Majorities of older Americans - 54 percent 50-64 years old and 64 percent age 65 and older - anticipate another Cold War. That's the generation that remembers 'duck-and-cover' atom bomb drills at school.
But most 18-29 year-olds don't worry about the possibility of another Cold War (just 36 percent). Similarly, far fewer younger Americans are paying attention to the situation in Ukraine than are older people.
'This difference in opinions between ages could be linked to Americans' experiences with the Cold War,' writes Gallup's Rebecca Riffkin. 'The oldest Americans in the 18- to 29-year-old age group would have been five years old when one of the death knells of the Cold War occurred - the falling of the Berlin Wall in 1989. Overall, many in this younger age group were not alive at all during the Cold War. Americans who are older than 65, however, were at least 40 as the Cold War ended, and they grew up when tensions between the U.S. and Soviet Union dominated American foreign policy.'
The Russian military incursion into Ukraine's Crimea region and subsequent 'referendum' annexing Crimea to Russia is a major challenge to the Obama administration and to US economic and military alliances in Europe.

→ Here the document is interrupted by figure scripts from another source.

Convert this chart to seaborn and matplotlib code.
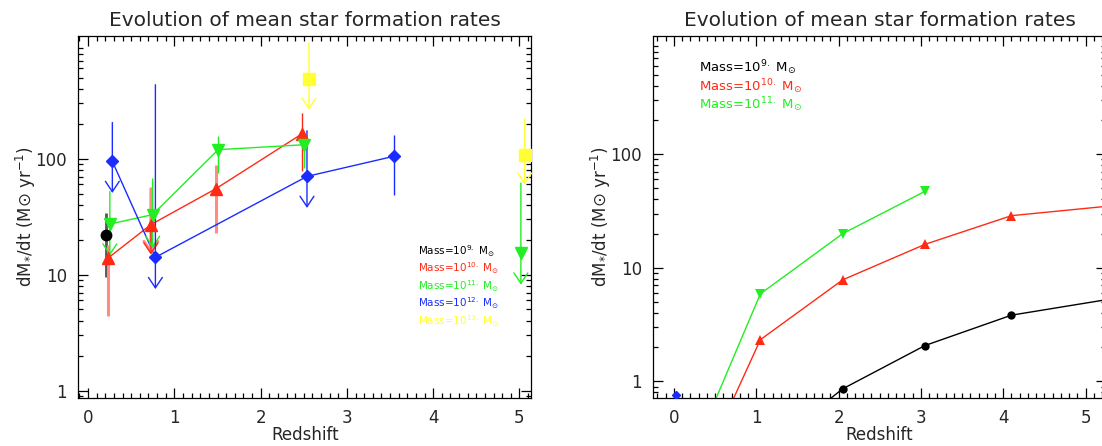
import numpy as np
import matplotlib
matplotlib.use("Agg")
import matplotlib.pyplot as plt
from matplotlib.ticker import FixedLocator, LogLocator, MultipleLocator, NullFormatter
import seaborn as sns

sns.set_style("ticks")
plt.rcParams['font.family'] = ['DejaVu Sans']
plt.rcParams['mathtext.fontset'] = 'dejavusans'

# colours (IDL-ish)
BLACK = '#000000'
RED = '#ff2a14'
SALMON = '#ff8c80'
GREEN = '#22ee22'
BLUE = '#1a2cff'
YELLOW = '#ffff33'

# ---------------- left panel data ----------------
# Mass = 1e9
z_m9 = [0.204]
sfr_m9 = [21.8]
m9_hi = [34.0]
m9_lo = [9.5]

# Mass = 1e10
z_m10 = [0.232, 0.728, 1.48, 2.475]
sfr_m10 = [13.9, 27.0, 55.0, 163.0]
m10_hi = [18.0, 55.0, 87.5, 248.0]
m10_lo = [4.4, 14.9, 22.9, 77.6]
m10_uplim = [False, True, False, False]

# Mass = 1e11
z_m11 = [0.252, 0.748, 1.508, 2.508, 5.016]
sfr_m11 = [27.3, 32.9, 119.6, 132.0, 15.4]
m11_hi = [52.0, 66.8, 158.0, 167.0, 61.7]
m11_lo = [14.6, 17.0, 75.3, 83.0, 8.2]
m11_uplim = [True, True, False, False, True]
m11_connected = 4

# Mass = 1e12
z_m12 = [0.281, 0.78, 2.537, 3.54]
sfr_m12 = [94.8, 14.1, 70.3, 104.7]
m12_hi = [205.0, 434.0, 174.0, 161.0]
m12_lo = [50.6, 7.5, 37.6, 49.0]
m12_uplim = [True, True, True, False]

# Mass = 1e13
z_m13 = [2.56, 5.06]
sfr_m13 = [490.0, 108.0]
m13_hi = [993.0, 220.0]
m13_lo = [264.0, 59.7]
m13_uplim = [True, True]

legend_left = ['Mass=10$^{9.}$ M$_{\\odot}$', 'Mass=10$^{10.}$ M$_{\\odot}$',
               'Mass=10$^{11.}$ M$_{\\odot}$', 'Mass=10$^{12.}$ M$_{\\odot}$',
               'Mass=10$^{13.}$ M$_{\\odot}$']

# ---------------- right panel data ----------------
rz_m9 = [1.05, 2.05, 3.05, 4.1, 6.1]
rsfr_m9 = [0.23, 0.86, 2.07, 3.83, 6.6]
rz_m10 = [0.05, 1.05, 2.05, 3.05, 4.1, 6.1]
rsfr_m10 = [0.06, 2.33, 7.84, 16.1, 28.8, 40.0]
rz_m11 = [0.05, 1.05, 2.05, 3.05]
rsfr_m11 = [0.115, 5.9, 20.0, 47.2]
rz_m12 = [0.03]
rsfr_m12 = [0.76]

legend_right = legend_left[:3]

title = 'Evolution of mean star formation rates'
ylabel = 'dM$_{*}$/dt (M$\\odot$ yr$^{-1}$)'
xlabel = 'Redshift'
yticks = [1, 10, 100]


def style_axis(ax, xlim, ylim):
    ax.set_yscale('log')
    ax.set_xlim(*xlim)
    ax.set_ylim(*ylim)
    ax.yaxis.set_major_locator(FixedLocator(yticks))
    ax.set_yticklabels([str(t) for t in yticks])
    ax.yaxis.set_minor_locator(LogLocator(base=10, subs=np.arange(2, 10)))
    ax.yaxis.set_minor_formatter(NullFormatter())
    ax.xaxis.set_major_locator(MultipleLocator(1))
    ax.xaxis.set_minor_locator(MultipleLocator(0.1))
    ax.tick_params(which='both', direction='in', top=True, right=True,
                   labelsize=12, width=0.9, color='black')
    ax.tick_params(which='major', length=7, pad=8)
    ax.tick_params(which='minor', length=3.5)
    for s in ax.spines.values():
        s.set_linewidth(0.9)
        s.set_color('black')
    ax.set_title(title, fontsize=14.5, pad=7)
    ax.set_xlabel(xlabel, fontsize=12, labelpad=-1)
    ax.set_ylabel(ylabel, fontsize=12, labelpad=-2)


def draw_bars(ax, z, hi, lo, uplim, color, lw=1.0):
    for zi, h, l, u in zip(z, hi, lo, uplim):
        if u:
            ax.annotate('', xy=(zi, l), xytext=(zi, h),
                        arrowprops=dict(arrowstyle='->,head_length=0.75,head_width=0.5',
                                        color=color, lw=lw, shrinkA=0, shrinkB=0))
        else:
            ax.vlines(zi, l, h, color=color, lw=lw)


fig = plt.figure(figsize=(11.02, 4.46), dpi=100)
ax1 = fig.add_axes([78 / 1102, 47.7 / 446, 453.4 / 1102, 362.6 / 446])
ax2 = fig.add_axes([653.1 / 1102, 47.7 / 446, 453 / 1102, 362.6 / 446])

# ---- left panel ----
ax1.vlines(z_m9, m9_lo, m9_hi, color='#555555', lw=2)
draw_bars(ax1, z_m10[:3], m10_hi[:3], m10_lo[:3], m10_uplim[:3], SALMON, lw=2.2)
draw_bars(ax1, z_m10[3:], m10_hi[3:], m10_lo[3:], m10_uplim[3:], RED)
ax1.annotate('', xy=(z_m10[1], m10_lo[1]), xytext=(z_m10[1], sfr_m10[1]),
             arrowprops=dict(arrowstyle='->,head_length=0.75,head_width=0.5',
                             color=RED, lw=1, shrinkA=0, shrinkB=0))
draw_bars(ax1, z_m11, m11_hi, m11_lo, m11_uplim, GREEN)
draw_bars(ax1, z_m12, m12_hi, m12_lo, m12_uplim, BLUE)
draw_bars(ax1, z_m13, m13_hi, m13_lo, m13_uplim, YELLOW)

sns.lineplot(x=z_m10, y=sfr_m10, ax=ax1, color=RED, lw=1, sort=False)
sns.lineplot(x=z_m11[:m11_connected], y=sfr_m11[:m11_connected], ax=ax1,
             color=GREEN, lw=1, sort=False)
sns.lineplot(x=z_m12, y=sfr_m12, ax=ax1, color=BLUE, lw=1, sort=False)

ax1.plot(z_m9, sfr_m9, 'o', color=BLACK, ms=7.5, zorder=5)
ax1.plot(z_m10, sfr_m10, '^', color=RED, ms=8.5, zorder=5)
ax1.plot(z_m11, sfr_m11, 'v', color=GREEN, ms=8.5, zorder=5)
ax1.plot(z_m12, sfr_m12, 'D', color=BLUE, ms=6.5, zorder=5)
ax1.plot(z_m13, sfr_m13, 's', color=YELLOW, ms=8, zorder=5)

for i, (txt, c) in enumerate(zip(legend_left, [BLACK, RED, GREEN, BLUE, YELLOW])):
    ax1.text(0.75, 0.407 - i * 0.0485, txt, color=c, fontsize=7.5,
             transform=ax1.transAxes, va='center', ha='left')

style_axis(ax1, (-0.117, 5.138), (0.857, 1150))

# ---- right panel ----
sns.lineplot(x=rz_m9, y=rsfr_m9, ax=ax2, color=BLACK, lw=1, sort=False,
             marker='o', markersize=6, markeredgewidth=0)
sns.lineplot(x=rz_m10, y=rsfr_m10, ax=ax2, color=RED, lw=1, sort=False,
             marker='^', markersize=6.5, markeredgewidth=0)
sns.lineplot(x=rz_m11, y=rsfr_m11, ax=ax2, color=GREEN, lw=1, sort=False,
             marker='v', markersize=6.5, markeredgewidth=0)
ax2.plot(rz_m12, rsfr_m12, 'D', color=BLUE, ms=4, zorder=5)

for i, (txt, c) in enumerate(zip(legend_right, [BLACK, RED, GREEN])):
    ax2.text(0.1016, 0.912 - i * 0.0515, txt, color=c, fontsize=9.5,
             transform=ax2.transAxes, va='center', ha='left')

style_axis(ax2, (-0.253, 5.25), (0.71, 1107))

fig.savefig('out.png', dpi=100)
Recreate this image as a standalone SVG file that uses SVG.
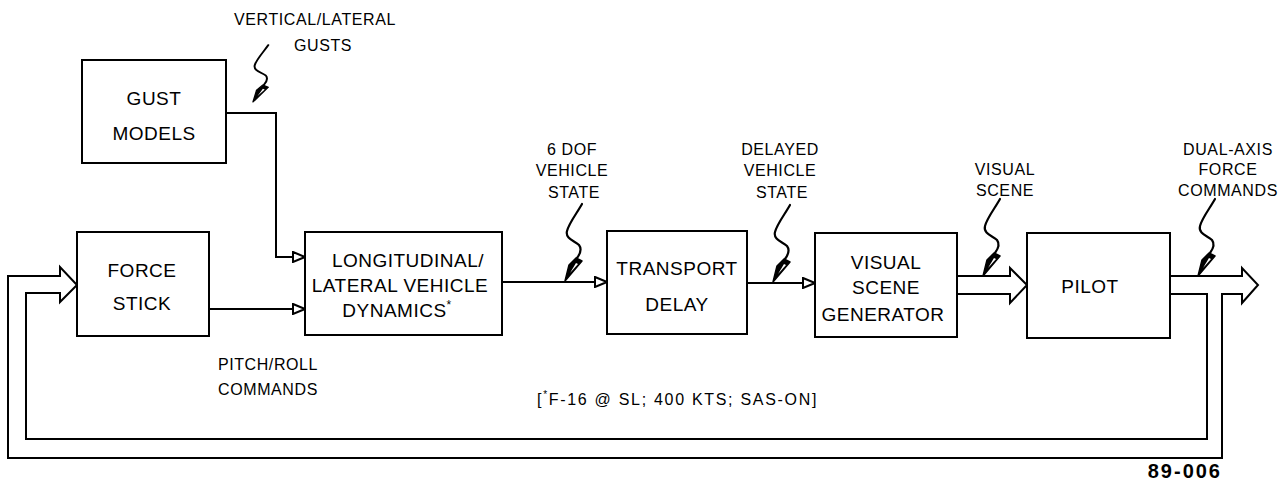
<svg xmlns="http://www.w3.org/2000/svg" width="1286" height="489" viewBox="0 0 1286 489">
<style>
.box{fill:#fff;stroke:#000;stroke-width:2}
.ln{fill:none;stroke:#000;stroke-width:2}
.t{font-family:"Liberation Sans",Arial,sans-serif;font-size:19px;fill:#000;text-anchor:middle;letter-spacing:0.5px}
.l{font-family:"Liberation Sans",Arial,sans-serif;font-size:16px;fill:#000;text-anchor:middle;letter-spacing:0.6px}
.ls{font-family:"Liberation Sans",Arial,sans-serif;font-size:16px;fill:#000;text-anchor:start;letter-spacing:1.7px}
.sq{fill:none;stroke:#000;stroke-width:2.2;stroke-linecap:round}
.dart{fill:#000;stroke:#000;stroke-width:1.5;stroke-linejoin:round}
</style>
<defs>
<marker id="oa" markerUnits="userSpaceOnUse" markerWidth="14" markerHeight="12" refX="13" refY="6" orient="auto">
<path d="M1,1 L13,6 L1,11 Z" fill="#fff" stroke="#000" stroke-width="2"/>
</marker>
<g id="squig">
<path class="sq" d="M17,-77 C12,-68 4,-58 2,-50 C0,-42 10,-40 14,-36 C17,-32 15,-27 12,-23"/>
<path class="dart" d="M0,0 L4,-16 L11,-23 L17,-20 Z"/>
<path d="M5,-8 L11,-18 L13,-17 Z" fill="#fff"/>
</g>
</defs>
<rect width="1286" height="489" fill="#fff"/>

<g id="connectors">
<path class="ln" d="M226,113 H276 V257 H305" marker-end="url(#oa)"/>
<path class="ln" d="M209,309 H305" marker-end="url(#oa)"/>
<path class="ln" d="M502,282 H607" marker-end="url(#oa)"/>
<path class="ln" d="M747,283 H815" marker-end="url(#oa)"/>
<path class="ln" d="M957,276 H1010 V268 L1027,285 L1010,303 V294 H957"/>
<path class="ln" d="M1170,276 H1242 V268 L1258,285 L1242,303 V294 H1222 V458 H8 V276 H60 V267 L77,285 L60,302 V293 H26 V439 H1207 V294 H1170"/>
</g>

<g id="gust-models">
<rect class="box" x="82" y="60" width="144" height="103"/>
<text class="t" x="154" y="105">GUST</text>
<text class="t" x="154" y="140">MODELS</text>
</g>
<g id="force-stick">
<rect class="box" x="77" y="232" width="132" height="104"/>
<text class="t" x="142" y="277">FORCE</text>
<text class="t" x="142" y="310">STICK</text>
</g>
<g id="dynamics">
<rect class="box" x="305" y="232" width="197" height="103"/>
<text class="t" x="408" y="267">LONGITUDINAL/</text>
<text class="t" x="400" y="292">LATERAL VEHICLE</text>
<text class="t" x="397" y="317">DYNAMICS<tspan font-size="12" dy="-8">*</tspan></text>
</g>
<g id="transport-delay">
<rect class="box" x="607" y="231" width="140" height="103"/>
<text class="t" x="677" y="275">TRANSPORT</text>
<text class="t" x="677" y="311">DELAY</text>
</g>
<g id="visual-scene-generator">
<rect class="box" x="815" y="233" width="142" height="104"/>
<text class="t" x="886" y="269">VISUAL</text>
<text class="t" x="886" y="294">SCENE</text>
<text class="t" x="883" y="321">GENERATOR</text>
</g>
<g id="pilot">
<rect class="box" x="1027" y="233" width="143" height="105"/>
<text class="t" x="1090" y="293">PILOT</text>
</g>

<g id="labels">
<text class="l" x="315" y="25">VERTICAL/LATERAL</text>
<text class="l" x="323" y="51">GUSTS</text>
<use href="#squig" transform="translate(253,102) scale(0.9,0.74)"/>
<text class="l" x="572" y="155">6 DOF</text>
<text class="l" x="572" y="176">VEHICLE</text>
<text class="l" x="574" y="198">STATE</text>
<use href="#squig" transform="translate(565,281)"/>
<text class="l" x="780" y="155">DELAYED</text>
<text class="l" x="780" y="176">VEHICLE</text>
<text class="l" x="782" y="198">STATE</text>
<use href="#squig" transform="translate(773,282)"/>
<text class="l" x="1005" y="175">VISUAL</text>
<text class="l" x="1005" y="196">SCENE</text>
<use href="#squig" transform="translate(983,276)"/>
<text class="l" x="1228" y="155">DUAL-AXIS</text>
<text class="l" x="1228" y="175">FORCE</text>
<text class="l" x="1228" y="196">COMMANDS</text>
<use href="#squig" transform="translate(1198,276)"/>
<text class="l" x="268" y="370">PITCH/ROLL</text>
<text class="l" x="268" y="395">COMMANDS</text>
<text class="ls" x="537" y="405">[<tspan font-size="10" dy="-7">*</tspan><tspan dy="7">F-16 @ SL; 400 KTS; SAS-ON]</tspan></text>
<text x="1222" y="478" font-family="'Liberation Sans',Arial,sans-serif" font-size="20" font-weight="bold" text-anchor="end" letter-spacing="2">89-006</text>
</g>
</svg>
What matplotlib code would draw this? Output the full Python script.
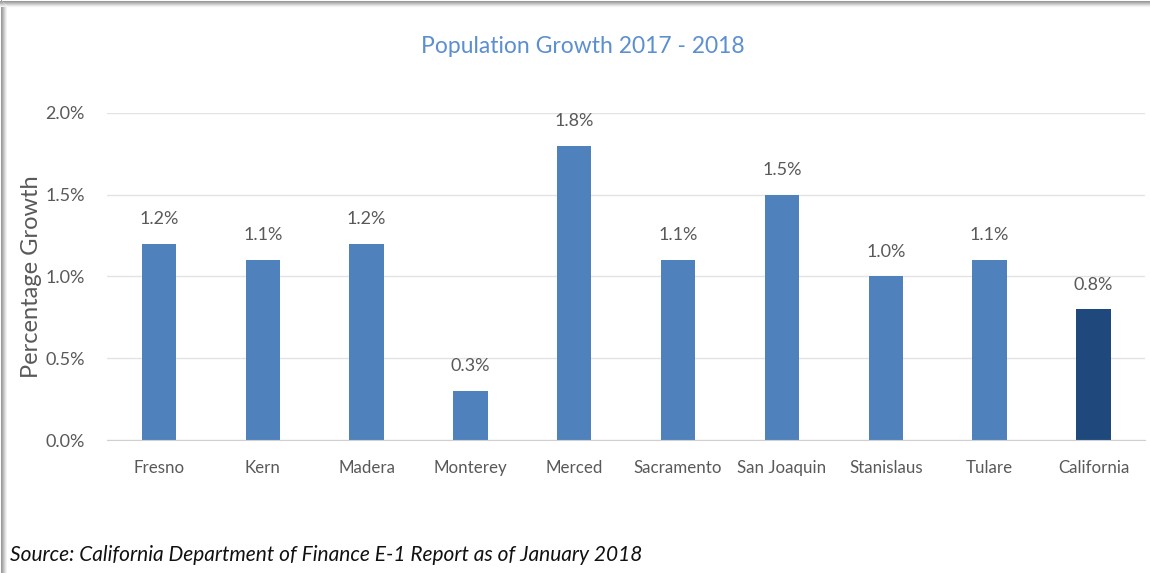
import matplotlib.pyplot as plt
from matplotlib.lines import Line2D
from matplotlib.ticker import FuncFormatter

counties = ['Fresno', 'Kern', 'Madera', 'Monterey', 'Merced', 'Sacramento',
            'San Joaquin', 'Stanislaus', 'Tulare', 'California']
growth = [1.2, 1.1, 1.2, 0.3, 1.8, 1.1, 1.5, 1.0, 1.1, 0.8]
yticks = [0.0, 0.5, 1.0, 1.5, 2.0]

BAR = '#4f81bd'
STATE = '#1f497d'
TEXT = '#595959'

plt.rcParams['font.family'] = ['Lato', 'DejaVu Sans']

fig = plt.figure(figsize=(11.5, 5.73), dpi=100)
ax = fig.add_axes([0.093, 0.232, 0.903, 0.571])

colors = [STATE if c == 'California' else BAR for c in counties]
x = list(range(len(counties)))
bars = ax.bar(x, growth, width=0.33, color=colors, zorder=3)

for rect, v in zip(bars, growth):
    ax.annotate(f'{v:.1f}%', (rect.get_x() + rect.get_width() / 2, v),
                xytext=(0, 12), textcoords='offset points',
                ha='center', va='bottom', fontsize=13, color=TEXT)

ax.set_xlim(-0.5, len(counties) - 0.5)
ax.set_ylim(0, 2.0)
ax.set_yticks(yticks)
ax.yaxis.set_major_formatter(FuncFormatter(lambda v, p: f'{v:.1f}%'))
ax.set_xticks(x)
ax.set_xticklabels(counties)
ax.tick_params(axis='y', length=0, pad=16, labelsize=13, labelcolor=TEXT)
ax.tick_params(axis='x', length=0, pad=14, labelsize=12.2, labelcolor=TEXT)
ax.grid(axis='y', color='#e3e3e3', linewidth=1, zorder=0)
for s in ['top', 'right', 'left']:
    ax.spines[s].set_visible(False)
ax.spines['bottom'].set_color('#d0d0d0')
ax.spines['bottom'].set_zorder(4)

ax.set_ylabel('Percentage Growth', fontsize=17, color=TEXT, labelpad=2)

fig.text(0.507, 0.918, 'Population Growth 2017 - 2018', ha='center',
         va='center', fontsize=16.5, color='#5b8fd0')
fig.text(0.009, 0.031, 'Source: California Department of Finance E-1 Report as of January 2018',
         ha='left', va='center', fontsize=15, style='italic', color='#111111')

# grey frame along the top and left edges
for i, g in enumerate(['#9a9a9a', '#ababab', '#bdbdbd', '#d0d0d0', '#e4e4e4', '#f2f2f2']):
    fig.add_artist(Line2D([0, 1], [1 - (i + 0.5) / 573] * 2, color=g,
                          linewidth=0.75, transform=fig.transFigure))
    fig.add_artist(Line2D([(i + 0.5) / 1150] * 2, [0, 1 - i / 573], color=g,
                          linewidth=0.75, transform=fig.transFigure))

fig.savefig('out.png', dpi=100)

While ratcheting up his rhetoric and economic sanctions, Obama also has made a point of not over-stating the situation.
'Russia is a regional power that is threatening some of its immediate neighbors - not out of strength but out of weakness,' he said this week.
In any case, Russia reportedly has some 40,000 troops - some reports cite larger numbers - along its border with Ukraine.
'You've seen a range of troops massing along that border under the guise of military exercises, but these are not what Russia would normally be doing,' Obama said in an interview with CBS News. 'It may simply be an effort to intimidate Ukraine, or it may be that they've got additional plans.'
It is the prospect of 'additional plans' that has many Americans thinking in terms of a new Cold War.
Russian President Vladimir Putin called the US President this week to talk about Ukraine.
'President Obama underscored to President Putin that the United States continues to support a diplomatic path in close consultation with the Government of Ukraine and in support of the Ukrainian people with the aim of de-escalation of the crisis,' the White House said in a readout of the hour-long discussion. 'President Obama made clear that this remains possible only if Russia pulls back its troops and does not take any steps to further violate Ukraine's territorial integrity and sovereignty.'
The two leaders are leaving it to Secretary of State John Kerry and Foreign Minister Sergei Lavrov to work out any negotiated details.
At this point, it's hard to see how Mr. Putin under any circumstances would agree to pulling out of Crimea and letting Kiev have it back. Which reminds one of what former US Sen. S.I. Hayakawa (R) of California said in jest about whether the US should keep control of the Panama Canal: 'Of course we should keep it. We stole it fair and square.'
And it is Putin's military-led fait accompli in Crimea that is reviving Cold War feelings among many Americans.
'Even if U.S.-Russia tensions do not escalate to the point they did during the Cold War era, for the immediate future, Russia may be the most challenging foreign policy issue facing the US,' writes Ms. Riffkin in the Gallup poll analysis.